Servia, who had been a full-time driver in the series since 2000, was in the pits when he got a call from Neil Micklewright, Forsythe Championship Racing’s vice president of operations, after Tracy’s accident.
“Micklewright called me and asked me if I was here and if I had a seat,” Servia recalled. “I said yeah, and he said, ‘Come over here.’ ”
He got 15 minutes of warm-up in an unfamiliar car before qualifying 14th.
Servia is so highly regarded that despite his last-minute start, Bourdais expected him to qualify 10th. Bourdais’ engineer, Craig Hampson, expected him to qualify eighth or better.
Servia’s race couldn’t have gone much better. He passed two cars before he pitted under caution on Lap 10. After the rest of the field pitted under green, Servia led for seven laps. After the second round of pit stops, he found himself behind Bourdais, whom he chased to the finish.

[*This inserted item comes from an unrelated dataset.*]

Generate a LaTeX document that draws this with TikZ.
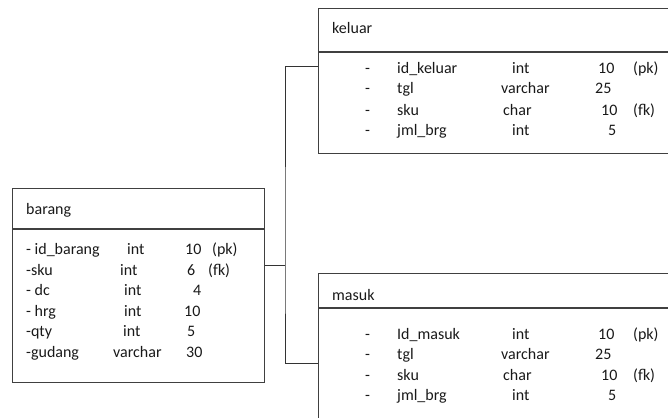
\documentclass[tikz,border=0pt]{standalone}
\usepackage{fontspec}
\setmainfont{Carlito}
\begin{document}
\begin{tikzpicture}[
        x=1pt, y=-1pt,
        tableBox/.style={
            rectangle,
            draw=black!75,
            line width=1.2pt,
            inner sep=0pt,
            anchor=north west
        },
        headLine/.style={
            draw=black!75,
            line width=1.2pt
        },
        link/.style={
            draw=black!80,
            line width=1pt
        },
        fieldText/.style={
            anchor=base west,
            inner sep=0pt,
            text=black!90,
            font=\fontsize{16}{19}\selectfont
        }
    ]

        \useasboundingbox (0,0) rectangle (668,417);
        \clip (0,0) rectangle (668,417);

        % tables
        \node[tableBox, minimum width=252pt, minimum height=194pt] (barang) at (12,188) {};
        \node[tableBox, minimum width=380pt, minimum height=145pt] (keluar) at (318,8) {};
        \node[tableBox, minimum width=380pt, minimum height=170pt] (masuk) at (318,273) {};

        \draw[headLine] ([yshift=-41pt]barang.north west) -- ([yshift=-41pt]barang.north east);
        \draw[headLine] ([yshift=-44pt]keluar.north west) -- ([yshift=-44pt]keluar.north east);
        \draw[headLine] ([yshift=-35pt]masuk.north west) -- ([yshift=-35pt]masuk.north east);

        % relation lines
        \coordinate (hub) at (285,265);
        \coordinate (kelIn) at (318,67);
        \coordinate (masIn) at (318,363);
        \draw[link] (barang.east |- hub) -- (hub);
        \draw[link] (kelIn) -| (hub) |- (masIn);

        % barang
        \node[fieldText] (tBarang) at (26,214) {barang};
        \foreach \y/\nm/\tx/\tp/\sx/\sz [count=\i] in {
            254/{- id\_barang}/127/int/185/10,
            275/{-sku}/120/int/187/6,
            295/{- dc}/124/int/193/4,
            316/{- hrg}/124/int/184/10,
            336/{-qty}/123/int/187/5,
            357/{-gudang}/113/varchar/186/30} {
            \node[fieldText] (bName\i) at (26,\y) {\nm};
            \node[fieldText] (bType\i) at (\tx,\y) {\tp};
            \node[fieldText] (bSize\i) at (\sx,\y) {\sz};
        }
        \node[fieldText] (bKey1) at (212,254) {(pk)};
        \node[fieldText] (bKey2) at (208,275) {(fk)};

        % keluar and masuk
        \node[fieldText] (tKeluar) at (332,34) {keluar};
        \node[fieldText] (tMasuk) at (332,300) {masuk};
        \foreach \tb/\dy/\idn in {k/0/{id\_keluar}, m/265/{Id\_masuk}} {
            \foreach \y/\nm/\tx/\tp/\sx/\sz [count=\i] in {
                74/{\idn}/512/int/598/10,
                94/tgl/501/varchar/595/25,
                115/sku/503/char/601/10,
                135/{jml\_brg}/512/int/608/5} {
                \node[fieldText] (\tb Dash\i) at (365,\y+\dy) {-};
                \node[fieldText] (\tb Name\i) at (397,\y+\dy) {\nm};
                \node[fieldText] (\tb Type\i) at (\tx,\y+\dy) {\tp};
                \node[fieldText] (\tb Size\i) at (\sx,\y+\dy) {\sz};
            }
            \node[fieldText] (\tb Key1) at (633,74+\dy) {(pk)};
            \node[fieldText] (\tb Key3) at (633,115+\dy) {(fk)};
        }

    \end{tikzpicture}
\end{document}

Servia has won only one race in his eight seasons driving a Champ Car but seems to often maximize a car’s potential. He won the 1999 Indy Lights championship, even though he didn’t win a race, and managed eight top-10 performances, including a third-place finish at Detroit, as a rookie in 2000.
He gave car owner Dale Coyne his best season in 19 years in 2004, and in 2005 he finished second in the standings to Bourdais after leaving Coyne for Newman-Haas. Teamed last season with rookie Katherine Legge at PKV Racing, co-owned by Vasser and series owner Kevin Kalkhoven, Servia finished 11th. In off-season testing, he was faster than many drivers who did get jobs.
But Servia’s lack of funding burned him. That he can’t get a full-time ride irritates Bourdais.
“It [ticks] me off,” Bourdais said. “I think if we are a professional series, we should have professional drivers. And when you hear the figures and you hear people asking drivers $3 million to get a ride, it’s not right.”